The discovery of a number of shards bearing a swastika motif by a team of Iranian archaeologists working at Sabz Tepe in the Elamite site of Arjan, Khuzestan Province, the director of the team said on Tuesday.


“Our team found the shards during operations conducted to save the site from being destroyed by farming activities,” Mahnaz Sharifi added.


Located 10 kilometers north of Behbahan in eastern Khuzestan Province, Arjan contains many ancient mounds which are believed to be various sections of an Elamite city.


“Farmers plow the ground in Arjan, destroying the ancient site. A cluster of shards bearing unique motifs and inscriptions can be seen scattered on the ground,” Behbahan Cultural Heritage and Tourism Office expert Farzad Mesbah said. Agricultural officials of Behbahan gave the land to the farmers.


“The farmers have said that they will continue working on the land, but Khuzestan cultural officials have filed a lawsuit against the farmers, in an attempt to solve the problem through the judicial process,” said Saeid Mohammadpur, an official of the Khuzestan Cultural Heritage and Tourism Department.


In 1983, the first bronze coffin ever found in Iran, was discovered in Arjan. The U-shaped coffin contained a large inscribed golden ring, 98 bracteate coins, a dagger, some textile fragments, and a silver rod, which came from the treasury of the Elamite king Kidin-Hutran.


Archaeologists plan to conduct additional research on the newly discovered shards in order to learn why the swastika motif was used.


For thousands of years, it has been used in ancient Iranian culture as a symbol of the revolving sun (Garduneh-e Khorshid),  Mithra's Wheel (Garduneh-e Mehr), fire, infinity, or continuing recreation. The oldest representation of this motif was found in Khuzestan province in 1020s, dated back to 5000 BC. 


The swastika has also been important in Eastern religions; to Buddhists, it represents resignation; to Jains, it represents their seventh saint; and to Hindus, a swastika with arms bent to the left represents night, magic, and the destructive goddess Kali.Also the motif were used as a decorative motif in the Americas, China, Egypt, Greece, and Scandinavia. Swastikas have been found in the catacombs of Rome, on textiles of the Inca period, and on relics unearthed at the site of Troy. 

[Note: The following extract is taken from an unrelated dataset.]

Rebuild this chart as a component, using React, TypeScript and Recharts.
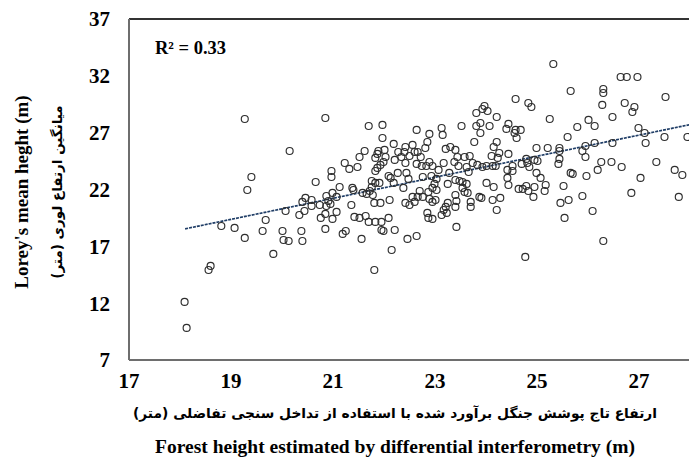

In the mid-20th century in Germany, a swastika with arms bent to the right became the symbol of the Nazi Party. Some members of the German Free Corps, who later formed the nucleus of the early Nazi Party, are believed to have brought the swastika to Germany from Finland and Estonia, where it had been an official and decorative emblem.


From March 1933, a few weeks after the ascent of Adolf Hitler to power in Germany, the swastika flag flew side by side with the German national colors. From September 1935 until the downfall of the Nazi regime in 1945, the swastika flag was the official flag of the Third Reich and was prominently displayed. The swastika is still used as a symbol by supremacist and separatist hate groups.